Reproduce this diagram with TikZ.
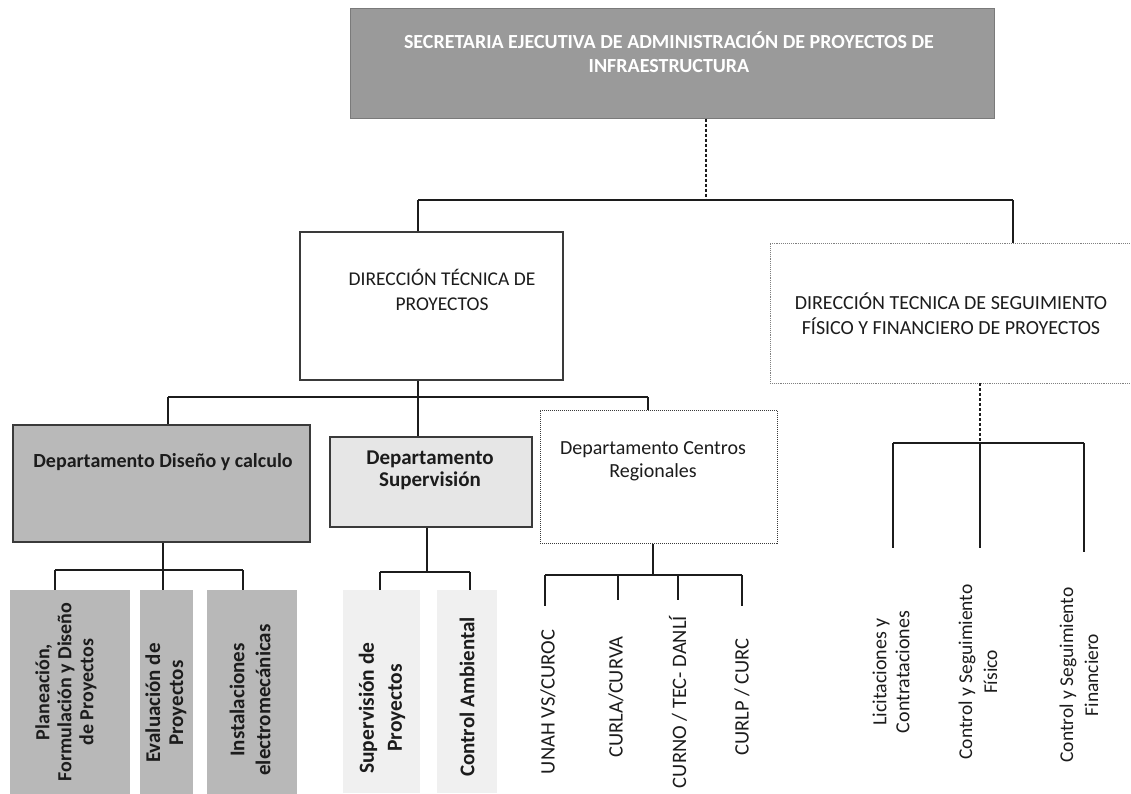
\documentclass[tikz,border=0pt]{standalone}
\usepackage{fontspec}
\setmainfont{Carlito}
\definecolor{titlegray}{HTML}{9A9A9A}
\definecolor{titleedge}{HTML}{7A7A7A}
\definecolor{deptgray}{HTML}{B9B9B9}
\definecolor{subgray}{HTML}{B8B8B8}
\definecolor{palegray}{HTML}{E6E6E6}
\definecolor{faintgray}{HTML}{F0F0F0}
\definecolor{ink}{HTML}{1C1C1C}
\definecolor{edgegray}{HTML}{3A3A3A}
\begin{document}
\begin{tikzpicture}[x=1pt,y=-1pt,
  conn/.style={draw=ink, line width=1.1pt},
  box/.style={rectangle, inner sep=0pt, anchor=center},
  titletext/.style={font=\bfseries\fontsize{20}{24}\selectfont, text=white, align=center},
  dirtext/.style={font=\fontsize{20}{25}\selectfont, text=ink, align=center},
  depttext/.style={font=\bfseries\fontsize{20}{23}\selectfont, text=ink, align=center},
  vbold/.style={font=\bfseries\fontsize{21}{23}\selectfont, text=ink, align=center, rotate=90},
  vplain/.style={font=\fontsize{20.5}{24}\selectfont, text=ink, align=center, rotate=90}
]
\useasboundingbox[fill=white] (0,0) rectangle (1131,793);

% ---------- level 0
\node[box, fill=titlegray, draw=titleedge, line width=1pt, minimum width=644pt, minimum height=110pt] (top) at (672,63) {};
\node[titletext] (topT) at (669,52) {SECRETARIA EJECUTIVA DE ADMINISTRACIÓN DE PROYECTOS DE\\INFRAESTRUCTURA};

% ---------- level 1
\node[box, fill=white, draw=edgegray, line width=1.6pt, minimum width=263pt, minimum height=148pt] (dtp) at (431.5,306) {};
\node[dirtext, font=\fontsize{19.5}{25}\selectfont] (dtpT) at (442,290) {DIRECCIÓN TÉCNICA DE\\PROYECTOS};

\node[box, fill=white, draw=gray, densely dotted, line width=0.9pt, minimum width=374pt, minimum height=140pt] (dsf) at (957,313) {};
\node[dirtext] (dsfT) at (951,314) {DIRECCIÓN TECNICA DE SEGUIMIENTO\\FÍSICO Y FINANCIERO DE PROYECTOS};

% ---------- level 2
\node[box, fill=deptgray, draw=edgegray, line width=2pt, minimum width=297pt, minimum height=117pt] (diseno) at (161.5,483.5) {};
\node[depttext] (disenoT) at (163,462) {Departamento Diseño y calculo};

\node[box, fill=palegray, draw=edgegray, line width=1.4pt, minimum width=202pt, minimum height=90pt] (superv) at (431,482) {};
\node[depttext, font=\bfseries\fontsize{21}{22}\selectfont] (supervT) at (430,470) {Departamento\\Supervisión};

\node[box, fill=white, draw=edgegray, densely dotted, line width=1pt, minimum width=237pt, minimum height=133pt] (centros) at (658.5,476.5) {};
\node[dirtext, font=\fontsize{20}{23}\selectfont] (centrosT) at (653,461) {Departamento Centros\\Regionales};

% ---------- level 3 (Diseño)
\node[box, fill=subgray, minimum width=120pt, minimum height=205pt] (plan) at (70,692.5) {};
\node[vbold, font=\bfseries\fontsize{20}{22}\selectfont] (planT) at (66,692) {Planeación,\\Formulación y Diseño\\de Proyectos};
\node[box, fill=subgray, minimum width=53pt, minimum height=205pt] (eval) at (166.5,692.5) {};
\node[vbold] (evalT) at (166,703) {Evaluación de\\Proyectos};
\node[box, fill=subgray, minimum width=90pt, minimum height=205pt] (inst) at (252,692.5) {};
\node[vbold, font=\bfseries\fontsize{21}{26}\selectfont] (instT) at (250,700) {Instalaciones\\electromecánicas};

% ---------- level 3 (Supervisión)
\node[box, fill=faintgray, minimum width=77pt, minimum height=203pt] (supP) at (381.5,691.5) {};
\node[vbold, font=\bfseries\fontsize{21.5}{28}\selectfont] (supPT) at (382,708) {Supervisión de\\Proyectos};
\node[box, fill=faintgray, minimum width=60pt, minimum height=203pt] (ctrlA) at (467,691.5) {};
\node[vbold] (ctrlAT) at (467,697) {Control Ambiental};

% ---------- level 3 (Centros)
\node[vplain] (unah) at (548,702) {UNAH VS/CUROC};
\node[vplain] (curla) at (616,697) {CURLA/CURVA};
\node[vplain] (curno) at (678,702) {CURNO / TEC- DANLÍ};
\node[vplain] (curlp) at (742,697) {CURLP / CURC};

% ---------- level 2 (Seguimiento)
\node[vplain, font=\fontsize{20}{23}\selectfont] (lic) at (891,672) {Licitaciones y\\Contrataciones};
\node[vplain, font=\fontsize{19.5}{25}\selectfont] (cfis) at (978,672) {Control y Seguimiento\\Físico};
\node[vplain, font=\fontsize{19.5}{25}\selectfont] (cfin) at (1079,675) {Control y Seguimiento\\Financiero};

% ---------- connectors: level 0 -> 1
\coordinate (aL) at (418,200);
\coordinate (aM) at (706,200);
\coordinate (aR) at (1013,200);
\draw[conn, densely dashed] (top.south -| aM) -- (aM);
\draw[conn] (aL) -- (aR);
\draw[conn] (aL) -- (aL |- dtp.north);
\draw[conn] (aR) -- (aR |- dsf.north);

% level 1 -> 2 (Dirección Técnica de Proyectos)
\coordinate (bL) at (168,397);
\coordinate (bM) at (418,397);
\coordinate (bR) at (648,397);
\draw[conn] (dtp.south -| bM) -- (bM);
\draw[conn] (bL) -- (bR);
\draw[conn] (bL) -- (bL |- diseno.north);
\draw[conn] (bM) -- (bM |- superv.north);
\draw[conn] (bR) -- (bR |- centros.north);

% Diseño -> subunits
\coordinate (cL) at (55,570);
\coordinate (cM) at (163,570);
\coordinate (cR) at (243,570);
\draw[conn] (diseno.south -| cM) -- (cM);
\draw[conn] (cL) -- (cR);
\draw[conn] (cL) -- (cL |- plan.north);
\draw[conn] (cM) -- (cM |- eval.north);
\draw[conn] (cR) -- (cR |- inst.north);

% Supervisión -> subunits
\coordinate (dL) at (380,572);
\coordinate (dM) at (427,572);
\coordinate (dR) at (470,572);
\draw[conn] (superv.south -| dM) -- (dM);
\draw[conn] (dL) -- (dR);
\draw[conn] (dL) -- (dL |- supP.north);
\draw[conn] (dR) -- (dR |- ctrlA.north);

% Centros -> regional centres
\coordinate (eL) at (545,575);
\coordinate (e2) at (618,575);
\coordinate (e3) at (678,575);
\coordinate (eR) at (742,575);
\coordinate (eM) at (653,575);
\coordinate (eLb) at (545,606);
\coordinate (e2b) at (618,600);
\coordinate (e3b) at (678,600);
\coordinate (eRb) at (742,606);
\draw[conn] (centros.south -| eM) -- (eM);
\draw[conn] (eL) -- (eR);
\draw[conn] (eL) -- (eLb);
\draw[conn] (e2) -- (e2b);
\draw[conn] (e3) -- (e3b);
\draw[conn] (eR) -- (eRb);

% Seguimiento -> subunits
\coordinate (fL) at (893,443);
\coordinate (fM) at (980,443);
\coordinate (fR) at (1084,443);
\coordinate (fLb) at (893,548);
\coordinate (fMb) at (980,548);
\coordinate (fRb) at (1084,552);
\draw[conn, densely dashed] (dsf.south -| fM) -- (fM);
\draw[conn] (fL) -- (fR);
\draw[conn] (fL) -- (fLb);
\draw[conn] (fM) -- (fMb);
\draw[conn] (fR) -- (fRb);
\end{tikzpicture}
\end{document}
——————————
Copy each line in full and exactly, omitting any picture.

EXPECTED OUTPUT:
Reproduce this diagram with TikZ.
\documentclass[tikz,border=0pt]{standalone}
\usepackage{fontspec}
\setmainfont{Carlito}
\definecolor{titlegray}{HTML}{9A9A9A}
\definecolor{titleedge}{HTML}{7A7A7A}
\definecolor{deptgray}{HTML}{B9B9B9}
\definecolor{subgray}{HTML}{B8B8B8}
\definecolor{palegray}{HTML}{E6E6E6}
\definecolor{faintgray}{HTML}{F0F0F0}
\definecolor{ink}{HTML}{1C1C1C}
\definecolor{edgegray}{HTML}{3A3A3A}
\begin{document}
\begin{tikzpicture}[x=1pt,y=-1pt,
  conn/.style={draw=ink, line width=1.1pt},
  box/.style={rectangle, inner sep=0pt, anchor=center},
  titletext/.style={font=\bfseries\fontsize{20}{24}\selectfont, text=white, align=center},
  dirtext/.style={font=\fontsize{20}{25}\selectfont, text=ink, align=center},
  depttext/.style={font=\bfseries\fontsize{20}{23}\selectfont, text=ink, align=center},
  vbold/.style={font=\bfseries\fontsize{21}{23}\selectfont, text=ink, align=center, rotate=90},
  vplain/.style={font=\fontsize{20.5}{24}\selectfont, text=ink, align=center, rotate=90}
]
\useasboundingbox[fill=white] (0,0) rectangle (1131,793);

% ---------- level 0
\node[box, fill=titlegray, draw=titleedge, line width=1pt, minimum width=644pt, minimum height=110pt] (top) at (672,63) {};
\node[titletext] (topT) at (669,52) {SECRETARIA EJECUTIVA DE ADMINISTRACIÓN DE PROYECTOS DE\\INFRAESTRUCTURA};

% ---------- level 1
\node[box, fill=white, draw=edgegray, line width=1.6pt, minimum width=263pt, minimum height=148pt] (dtp) at (431.5,306) {};
\node[dirtext, font=\fontsize{19.5}{25}\selectfont] (dtpT) at (442,290) {DIRECCIÓN TÉCNICA DE\\PROYECTOS};

\node[box, fill=white, draw=gray, densely dotted, line width=0.9pt, minimum width=374pt, minimum height=140pt] (dsf) at (957,313) {};
\node[dirtext] (dsfT) at (951,314) {DIRECCIÓN TECNICA DE SEGUIMIENTO\\FÍSICO Y FINANCIERO DE PROYECTOS};

% ---------- level 2
\node[box, fill=deptgray, draw=edgegray, line width=2pt, minimum width=297pt, minimum height=117pt] (diseno) at (161.5,483.5) {};
\node[depttext] (disenoT) at (163,462) {Departamento Diseño y calculo};

\node[box, fill=palegray, draw=edgegray, line width=1.4pt, minimum width=202pt, minimum height=90pt] (superv) at (431,482) {};
\node[depttext, font=\bfseries\fontsize{21}{22}\selectfont] (supervT) at (430,470) {Departamento\\Supervisión};

\node[box, fill=white, draw=edgegray, densely dotted, line width=1pt, minimum width=237pt, minimum height=133pt] (centros) at (658.5,476.5) {};
\node[dirtext, font=\fontsize{20}{23}\selectfont] (centrosT) at (653,461) {Departamento Centros\\Regionales};

% ---------- level 3 (Diseño)
\node[box, fill=subgray, minimum width=120pt, minimum height=205pt] (plan) at (70,692.5) {};
\node[vbold, font=\bfseries\fontsize{20}{22}\selectfont] (planT) at (66,692) {Planeación,\\Formulación y Diseño\\de Proyectos};
\node[box, fill=subgray, minimum width=53pt, minimum height=205pt] (eval) at (166.5,692.5) {};
\node[vbold] (evalT) at (166,703) {Evaluación de\\Proyectos};
\node[box, fill=subgray, minimum width=90pt, minimum height=205pt] (inst) at (252,692.5) {};
\node[vbold, font=\bfseries\fontsize{21}{26}\selectfont] (instT) at (250,700) {Instalaciones\\electromecánicas};

% ---------- level 3 (Supervisión)
\node[box, fill=faintgray, minimum width=77pt, minimum height=203pt] (supP) at (381.5,691.5) {};
\node[vbold, font=\bfseries\fontsize{21.5}{28}\selectfont] (supPT) at (382,708) {Supervisión de\\Proyectos};
\node[box, fill=faintgray, minimum width=60pt, minimum height=203pt] (ctrlA) at (467,691.5) {};
\node[vbold] (ctrlAT) at (467,697) {Control Ambiental};

% ---------- level 3 (Centros)
\node[vplain] (unah) at (548,702) {UNAH VS/CUROC};
\node[vplain] (curla) at (616,697) {CURLA/CURVA};
\node[vplain] (curno) at (678,702) {CURNO / TEC- DANLÍ};
\node[vplain] (curlp) at (742,697) {CURLP / CURC};

% ---------- level 2 (Seguimiento)
\node[vplain, font=\fontsize{20}{23}\selectfont] (lic) at (891,672) {Licitaciones y\\Contrataciones};
\node[vplain, font=\fontsize{19.5}{25}\selectfont] (cfis) at (978,672) {Control y Seguimiento\\Físico};
\node[vplain, font=\fontsize{19.5}{25}\selectfont] (cfin) at (1079,675) {Control y Seguimiento\\Financiero};

% ---------- connectors: level 0 -> 1
\coordinate (aL) at (418,200);
\coordinate (aM) at (706,200);
\coordinate (aR) at (1013,200);
\draw[conn, densely dashed] (top.south -| aM) -- (aM);
\draw[conn] (aL) -- (aR);
\draw[conn] (aL) -- (aL |- dtp.north);
\draw[conn] (aR) -- (aR |- dsf.north);

% level 1 -> 2 (Dirección Técnica de Proyectos)
\coordinate (bL) at (168,397);
\coordinate (bM) at (418,397);
\coordinate (bR) at (648,397);
\draw[conn] (dtp.south -| bM) -- (bM);
\draw[conn] (bL) -- (bR);
\draw[conn] (bL) -- (bL |- diseno.north);
\draw[conn] (bM) -- (bM |- superv.north);
\draw[conn] (bR) -- (bR |- centros.north);

% Diseño -> subunits
\coordinate (cL) at (55,570);
\coordinate (cM) at (163,570);
\coordinate (cR) at (243,570);
\draw[conn] (diseno.south -| cM) -- (cM);
\draw[conn] (cL) -- (cR);
\draw[conn] (cL) -- (cL |- plan.north);
\draw[conn] (cM) -- (cM |- eval.north);
\draw[conn] (cR) -- (cR |- inst.north);

% Supervisión -> subunits
\coordinate (dL) at (380,572);
\coordinate (dM) at (427,572);
\coordinate (dR) at (470,572);
\draw[conn] (superv.south -| dM) -- (dM);
\draw[conn] (dL) -- (dR);
\draw[conn] (dL) -- (dL |- supP.north);
\draw[conn] (dR) -- (dR |- ctrlA.north);

% Centros -> regional centres
\coordinate (eL) at (545,575);
\coordinate (e2) at (618,575);
\coordinate (e3) at (678,575);
\coordinate (eR) at (742,575);
\coordinate (eM) at (653,575);
\coordinate (eLb) at (545,606);
\coordinate (e2b) at (618,600);
\coordinate (e3b) at (678,600);
\coordinate (eRb) at (742,606);
\draw[conn] (centros.south -| eM) -- (eM);
\draw[conn] (eL) -- (eR);
\draw[conn] (eL) -- (eLb);
\draw[conn] (e2) -- (e2b);
\draw[conn] (e3) -- (e3b);
\draw[conn] (eR) -- (eRb);

% Seguimiento -> subunits
\coordinate (fL) at (893,443);
\coordinate (fM) at (980,443);
\coordinate (fR) at (1084,443);
\coordinate (fLb) at (893,548);
\coordinate (fMb) at (980,548);
\coordinate (fRb) at (1084,552);
\draw[conn, densely dashed] (dsf.south -| fM) -- (fM);
\draw[conn] (fL) -- (fR);
\draw[conn] (fL) -- (fLb);
\draw[conn] (fM) -- (fMb);
\draw[conn] (fR) -- (fRb);
\end{tikzpicture}
\end{document}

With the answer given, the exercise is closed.